Queres ver como a voz passa e a palavra divina permanece? Que foi feito do batismo de João? Cumpriu a sua missão e desapareceu; agora é o batismo de Cristo que está em vigor. Todos cremos em Cristo e esperamos dele a salvação: foi o que a voz anunciou.

Porque é difícil não confundir a voz com a palavra, julgaram que João era o Cristo. Confundiram a voz com a palavra. Mas a voz reconheceu o que era, para não prejudicar a palavra. Eu não sou o Cristo, disse João, nem Elias nem o Profeta. Perguntaram-lhe então: Quem és tu? Eu sou, respondeu ele, a voz que grita no deserto: “Aplainai o caminho do Senhor”. É a voz do que grita no deserto, do que rompe o silêncio […], como se dissesse: “Sou a voz que se faz ouvir apenas para levar o Senhor aos vossos corações. Mas Ele não se dignará vir aonde o quero levar, se não preparardes o caminho”. O que significa: Aplainai o caminho, senão: Orai como se deve orar?
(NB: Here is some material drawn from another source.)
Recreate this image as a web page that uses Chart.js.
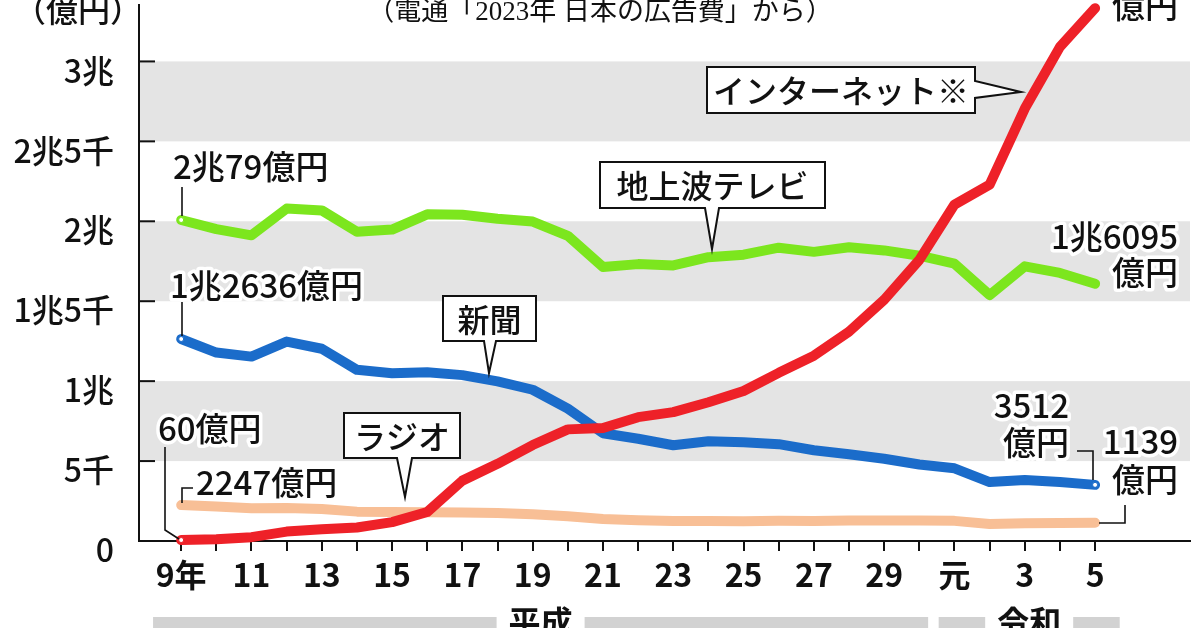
<!DOCTYPE html>
<html lang="ja">
<head>
<meta charset="UTF-8">
<title>日本の広告費の推移</title>
<script src="https://cdn.jsdelivr.net/npm/chart.js"></script>
<style>
  body { margin: 0; background: #fff; }
  #wrap { width: 1200px; height: 628px; }
</style>
</head>
<body>
<div id="wrap"><canvas id="adChart" width="1200" height="628"></canvas></div>
<script>
// 電通「2023年 日本の広告費」 平成9年(1997)〜令和5年(2023) 単位:億円
const years = [1997, 1998, 1999, 2000, 2001, 2002, 2003, 2004, 2005, 2006, 2007, 2008, 2009,
               2010, 2011, 2012, 2013, 2014, 2015, 2016, 2017, 2018, 2019, 2020, 2021, 2022, 2023];
const yearLabels = ['9年', '', '11', '', '13', '', '15', '', '17', '', '19', '', '21', '',
                    '23', '', '25', '', '27', '', '29', '', '元', '', '3', '', '5'];

const internet  = [60, 114, 241, 590, 735, 845, 1183, 1814, 3777, 4826, 6003, 6983, 7069,
                   7747, 8062, 8680, 9381, 10519, 11594, 13100, 15094, 17589, 21048, 22290, 27052, 30912, 33330];
const tv        = [20079, 19505, 19121, 20793, 20681, 19351, 19480, 20436, 20411, 20161, 19981, 19092, 17139,
                   17321, 17237, 17757, 17913, 18347, 18088, 18374, 18178, 17848, 17345, 15386, 17184, 16768, 16095];
const newspaper = [12636, 11787, 11535, 12474, 12027, 10707, 10500, 10559, 10377, 9986, 9462, 8276, 6739,
                   6396, 5990, 6242, 6170, 6057, 5679, 5431, 5147, 4784, 4547, 3688, 3815, 3697, 3512];
const radio     = [2247, 2153, 2043, 2071, 1998, 1837, 1807, 1795, 1778, 1744, 1671, 1549, 1370,
                   1299, 1247, 1246, 1243, 1272, 1254, 1285, 1290, 1278, 1260, 1066, 1106, 1129, 1139];

const yTicks = [0, 5000, 10000, 15000, 20000, 25000, 30000];
const yTickLabels = ['0', '5千', '1兆', '1兆5千', '2兆', '2兆5千', '3兆'];
const bands = [[5000, 10000], [15000, 20000], [25000, 30000]];
const eras = [{ name: '平成', from: 1996.2, to: 2018.25 }, { name: '令和', from: 2018.55, to: 2023.7 }];

const JP = "'Noto Sans CJK JP', 'Noto Sans', sans-serif";
const font = (size, weight) => `${weight || 500} ${size}px ${JP}`;

function haloText(ctx, text, x, y, align, size, weight) {
  ctx.save();
  ctx.font = font(size, weight);
  ctx.textAlign = align;
  ctx.textBaseline = 'middle';
  ctx.lineJoin = 'round';
  ctx.strokeStyle = '#fff';
  ctx.lineWidth = 7;
  ctx.strokeText(text, x, y);
  ctx.fillStyle = '#111';
  ctx.fillText(text, x, y);
  ctx.restore();
}

function leader(ctx, pts) {
  ctx.save();
  ctx.strokeStyle = '#111';
  ctx.lineWidth = 1.6;
  ctx.beginPath();
  pts.forEach((p, i) => i ? ctx.lineTo(p[0], p[1]) : ctx.moveTo(p[0], p[1]));
  ctx.stroke();
  ctx.restore();
}

// box: [l, t, r, b]; side 'bottom' or 'right'; base: [a, b] along that edge; tip: [x, y]
function callout(ctx, text, box, side, base, tip) {
  const [l, t, r, b] = box;
  ctx.save();
  ctx.beginPath();
  ctx.moveTo(l, t);
  ctx.lineTo(r, t);
  if (side === 'right') {
    ctx.lineTo(r, base[0]); ctx.lineTo(tip[0], tip[1]); ctx.lineTo(r, base[1]);
    ctx.lineTo(r, b); ctx.lineTo(l, b);
  } else {
    ctx.lineTo(r, b); ctx.lineTo(base[1], b); ctx.lineTo(tip[0], tip[1]); ctx.lineTo(base[0], b);
    ctx.lineTo(l, b);
  }
  ctx.closePath();
  ctx.fillStyle = '#fff';
  ctx.fill();
  ctx.strokeStyle = '#111';
  ctx.lineWidth = 2;
  ctx.lineJoin = 'miter';
  ctx.stroke();
  ctx.font = font(32, 500);
  ctx.fillStyle = '#111';
  ctx.textAlign = 'center';
  ctx.textBaseline = 'middle';
  ctx.fillText(text, (l + r) / 2, (t + b) / 2 + 1);
  ctx.restore();
}

const decor = {
  id: 'decor',
  beforeDraw(chart) {
    const { ctx, chartArea: a, scales: { y } } = chart;
    ctx.save();
    ctx.fillStyle = '#fff';
    ctx.fillRect(0, 0, chart.width, chart.height);
    ctx.fillStyle = '#e4e4e4';
    bands.forEach(([lo, hi]) => {
      const top = y.getPixelForValue(hi), bot = y.getPixelForValue(lo);
      ctx.fillRect(a.left + 1, top, a.right - a.left - 1, bot - top);
    });
    ctx.restore();
  },
  beforeDatasetsDraw(chart) {
    const { ctx, chartArea: a, scales: { y } } = chart;
    ctx.save();
    ctx.strokeStyle = '#111';
    ctx.lineWidth = 2;
    yTicks.forEach(v => {
      const py = y.getPixelForValue(v);
      ctx.beginPath();
      ctx.moveTo(a.left, py);
      ctx.lineTo(a.left + 16, py);
      ctx.stroke();
    });
    ctx.restore();
  },
  afterDatasetsDraw(chart) {
    const { ctx, scales: { x } } = chart;

    // header
    ctx.save();
    ctx.fillStyle = '#111';
    ctx.textBaseline = 'middle';
    ctx.font = font(32, 500);
    ctx.textAlign = 'left';
    ctx.fillText('（億円）', 14, 10);
    ctx.font = "27px 'Liberation Serif', 'Noto Sans CJK JP', serif";
    ctx.textAlign = 'center';
    ctx.fillText('（電通「2023年 日本の広告費」から）', 600, 13);
    ctx.restore();

    // era bars
    ctx.save();
    ctx.font = font(32, 700);
    eras.forEach(e => {
      const l = x.getPixelForValue(e.from), r = x.getPixelForValue(e.to);
      const mid = (l + r) / 2;
      const half = ctx.measureText(e.name).width / 2 + 12;
      ctx.fillStyle = '#d2d2d2';
      ctx.fillRect(l, 617, mid - half - l, 11);
      ctx.fillRect(mid + half, 617, r - mid - half, 11);
      ctx.fillStyle = '#111';
      ctx.textAlign = 'center';
      ctx.textBaseline = 'middle';
      ctx.fillText(e.name, mid, 622);
    });
    ctx.restore();

    // callouts
    callout(ctx, 'インターネット※', [707, 67, 975, 113], 'right', [81, 98], [1021, 92]);
    callout(ctx, '地上波テレビ', [600, 162, 825, 208], 'bottom', [705, 719], [712, 249]);
    callout(ctx, '新聞', [443, 296, 536, 341], 'bottom', [484, 496], [489, 373]);
    callout(ctx, 'ラジオ', [344, 413, 460, 458], 'bottom', [397, 412], [405, 497]);

    // value labels & leaders
    leader(ctx, [[182, 187], [182, 216]]);
    haloText(ctx, '2兆79億円', 173, 166, 'left', 33);
    leader(ctx, [[182, 302], [182, 336]]);
    haloText(ctx, '1兆2636億円', 170, 285, 'left', 33);
    leader(ctx, [[165, 447], [165, 530], [179, 539]]);
    haloText(ctx, '60億円', 158, 428, 'left', 33);
    leader(ctx, [[182, 503], [182, 488], [193, 488]]);
    haloText(ctx, '2247億円', 196, 482, 'left', 33);

    haloText(ctx, '1兆6095', 1178, 236, 'right', 33);
    haloText(ctx, '億円', 1178, 272, 'right', 33);
    leader(ctx, [[1077, 451], [1093, 451], [1093, 480]]);
    haloText(ctx, '3512', 1069, 405, 'right', 33);
    haloText(ctx, '億円', 1069, 442, 'right', 33);
    leader(ctx, [[1125, 505], [1125, 523], [1099, 523]]);
    haloText(ctx, '1139', 1178, 441, 'right', 33);
    haloText(ctx, '億円', 1178, 479, 'right', 33);
    haloText(ctx, '3兆3330', 1178, -31, 'right', 33);
    haloText(ctx, '億円', 1178, 5, 'right', 33);
  }
};

const series = [
  { label: 'インターネット', values: internet, color: '#ee2128', order: 0, dots: [0] },
  { label: '新聞', values: newspaper, color: '#1b6cca', order: 1, dots: [0, 26] },
  { label: '地上波テレビ', values: tv, color: '#7ce61e', order: 2, dots: [0] },
  { label: 'ラジオ', values: radio, color: '#f8bf96', order: 3, dots: [] }
];

new Chart(document.getElementById('adChart'), {
  type: 'line',
  data: {
    datasets: series.map(s => ({
      label: s.label,
      data: years.map((yr, i) => ({ x: yr, y: s.values[i] })),
      borderColor: s.color,
      borderWidth: 10,
      borderJoinStyle: 'round',
      borderCapStyle: 'round',
      tension: 0,
      clip: false,
      order: s.order,
      pointRadius: c => s.dots.includes(c.dataIndex) ? 2.5 : 0,
      pointBackgroundColor: '#fff',
      pointBorderColor: s.color,
      pointBorderWidth: 1
    }))
  },
  options: {
    responsive: false,
    devicePixelRatio: 1,
    animation: false,
    layout: { padding: { top: 0, left: 0, right: 10, bottom: 0 } },
    plugins: { legend: { display: false }, tooltip: { enabled: false } },
    scales: {
      x: {
        type: 'linear',
        min: 1995.8,
        max: 2025.7,
        afterBuildTicks: sc => { sc.ticks = years.map(v => ({ value: v })); },
        afterFit: sc => { sc.height = 87; sc.paddingLeft = 0; sc.paddingRight = 0; },
        ticks: {
          autoSkip: false,
          maxRotation: 0,
          padding: 5,
          color: '#111',
          font: { family: JP, size: 32, weight: 'bold' },
          callback: (v, i) => yearLabels[i]
        },
        grid: { drawOnChartArea: false, drawTicks: true, tickLength: 10, color: '#111', lineWidth: 2 },
        border: { display: true, color: '#111', width: 2 }
      },
      y: {
        type: 'linear',
        min: 0,
        max: 33530,
        afterBuildTicks: sc => { sc.ticks = yTicks.map(v => ({ value: v })); },
        afterFit: sc => { sc.width = 139; sc.paddingTop = 0; sc.paddingBottom = 0; },
        ticks: {
          padding: 17,
          labelOffset: 9,
          color: '#111',
          font: { family: JP, size: 32, weight: 500 },
          callback: (v, i) => yTickLabels[i]
        },
        grid: { display: false },
        border: { display: true, color: '#111', width: 2 }
      }
    }
  },
  plugins: [decor]
});
</script>
</body>
</html>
O que significa ainda: Aplainai o caminho, senão: Tende pensamentos humildes? Imitai o exemplo de João. Julgam que é o Cristo e ele diz não ser aquele que julgam; não se aproveita do erro alheio para uma afirmação pessoal. Se tivesse dito: “Eu sou o Cristo”, teriam acreditado nele, pois já era considerado como tal antes que o dissesse. Mas não disse. Ao invés, reconheceu o que era, disse o que não era, foi humilde. Viu de onde lhe vinha a salvação; compreendeu que era uma lâmpada e temeu que o vento do orgulho pudesse a apagar.”